There have been many several stop-work orders and injunctions to halt the progress of this stretch of track (Section 5) until a suitable solution can be found but ultimately, the train will go forward and we are left crossing our fingers about the long-term effects.
When will the Mayan Train be completed?
The Maya Train is expected to begin testing in July 2023. AMLO asserts that the project will be completed prior to the end of his term in 2024. Considering the starts and stops and rerouting issues, that completion date at best feels a little ambitious, at worst reckless.
The estimated total cost of this ambitious project, including 30 years of operations and maintenance (but not including electrification), is over 320 billion pesos.
While AMLO promises that the Mayan Train will bring economic development and promote tourism in the Yucatan Peninsula, there are valid concerns about its potential negative impact on the environment and local communities. The lack of transparency and public participation in the decision-making process has also raised doubts about the project’s true motives and benefits.
It remains to be seen whether the Tren Maya will fulfill its promises or become another example of a poorly planned and executed infrastructure project that only benefits a select few. Until then, it is crucial to approach this project with a healthy dose of skepticism and continue to monitor its progress carefully.

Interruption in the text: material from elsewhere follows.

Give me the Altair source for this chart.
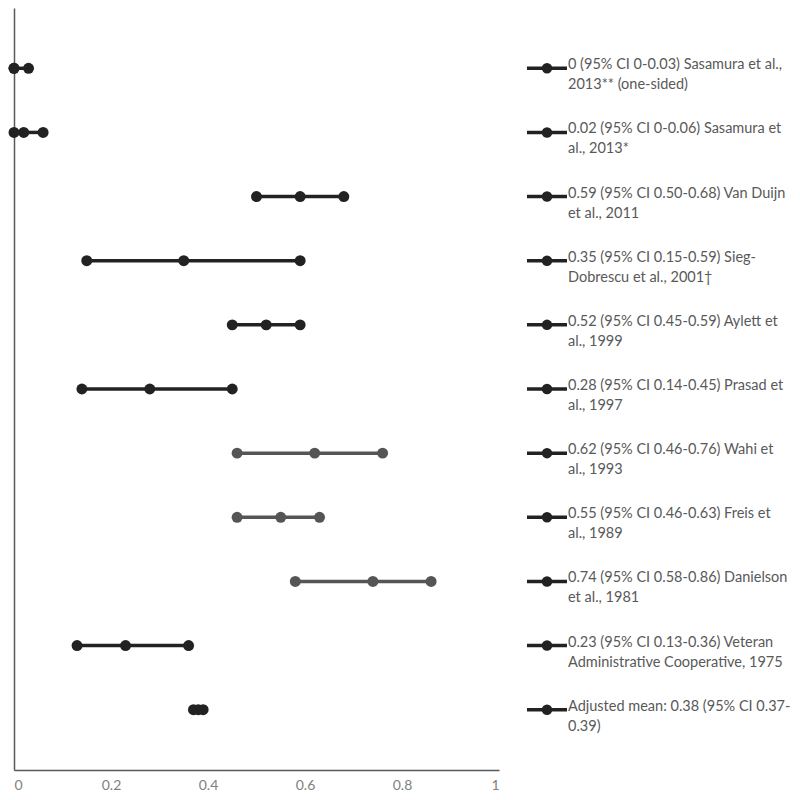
import altair as alt
import pandas as pd

studies = [
    "Sasamura 2013 (one-sided)", "Sasamura 2013", "Van Duijn 2011", "Sieg-Dobrescu 2001",
    "Aylett 1999", "Prasad 1997", "Wahi 1993", "Freis 1989", "Danielson 1981",
    "Veteran Administrative Cooperative 1975", "Adjusted mean",
]
estimates = [0.0, 0.02, 0.59, 0.35, 0.52, 0.28, 0.62, 0.55, 0.74, 0.23, 0.38]
lowers = [0.0, 0.0, 0.50, 0.15, 0.45, 0.14, 0.46, 0.46, 0.58, 0.13, 0.37]
uppers = [0.03, 0.06, 0.68, 0.59, 0.59, 0.45, 0.76, 0.63, 0.86, 0.36, 0.39]
groups = ["dark", "dark", "dark", "dark", "dark", "dark", "gray", "gray", "gray", "dark", "dark"]
labels = [
    "0 (95% CI 0-0.03) Sasamura et al.,\n2013** (one-sided)",
    "0.02 (95% CI 0-0.06) Sasamura et\nal., 2013*",
    "0.59 (95% CI 0.50-0.68) Van Duijn\net al., 2011",
    "0.35 (95% CI 0.15-0.59) Sieg-\nDobrescu et al., 2001\u2020",
    "0.52 (95% CI 0.45-0.59) Aylett et\nal., 1999",
    "0.28 (95% CI 0.14-0.45) Prasad et\nal., 1997",
    "0.62 (95% CI 0.46-0.76) Wahi et\nal., 1993",
    "0.55 (95% CI 0.46-0.63) Freis et\nal., 1989",
    "0.74 (95% CI 0.58-0.86) Danielson\net al., 1981",
    "0.23 (95% CI 0.13-0.36) Veteran\nAdministrative Cooperative, 1975",
    "Adjusted mean: 0.38 (95% CI 0.37-\n0.39)",
]

df = pd.DataFrame({
    "study": studies, "est": estimates, "lo": lowers, "hi": uppers,
    "group": groups, "label": labels,
})
pts = df.melt(id_vars=["study", "group"], value_vars=["lo", "est", "hi"], value_name="v")

FONT = "Lato"
ycfg = alt.Y("study:N", sort=studies, scale=alt.Scale(padding=0.88),
             axis=alt.Axis(title=None, labels=False, ticks=False, domainColor="#595959",
                           domainWidth=1.5, grid=False))
xcfg_axis = alt.Axis(title=None, values=[0, 0.2, 0.4, 0.6, 0.8, 1], format=".1~f",
                     ticks=False, grid=False, labelColor="#7f7f7f", labelFontSize=14,
                     labelFont=FONT, labelPadding=8, labelFlush=True,
                     domainColor="#595959", domainWidth=1.5)
color = alt.Color("group:N", scale=alt.Scale(domain=["dark", "gray"], range=["#222222", "#555555"]),
                  legend=None)

base = alt.Chart(df)
rules = base.mark_rule(strokeWidth=3.5).encode(
    x=alt.X("lo:Q", scale=alt.Scale(domain=[0, 1]), axis=xcfg_axis),
    x2="hi:Q", y=ycfg, color=color)
points = alt.Chart(pts).mark_point(filled=True, size=120, opacity=1).encode(
    x=alt.X("v:Q"), y=alt.Y("study:N", sort=studies), color=color)

leg_rule = base.mark_rule(strokeWidth=3.5, color="#222222").encode(
    x=alt.value(513), x2=alt.value(553), y=alt.Y("study:N", sort=studies))
leg_pt = base.mark_point(filled=True, size=110, opacity=1, color="#222222").encode(
    x=alt.value(533), y=alt.Y("study:N", sort=studies))
leg_txt = base.mark_text(align="left", baseline="top", dy=-10, lineBreak="\n", lineHeight=20,
                         font=FONT, fontSize=14.5, color="#595959").encode(
    x=alt.value(554), y=alt.Y("study:N", sort=studies), text="label:N")

chart = alt.layer(rules, points, leg_rule, leg_pt, leg_txt).properties(
    width=485, height=762, padding=0
).configure_view(stroke=None)

chart.save("out.html", embed_options={"renderer": "svg", "actions": False})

Regardless of how I personally feel about the Mayan Train project (its true purpose and who will benefit from it) at this point, so much damage has been done and so much money has been spent, if it is NOT completed and NOT a success, what a waste and a shame that would be. I hope the powers that be can put their agendas and their egos aside and figure out a way to finish the path of the train with the appropriate caution and consideration.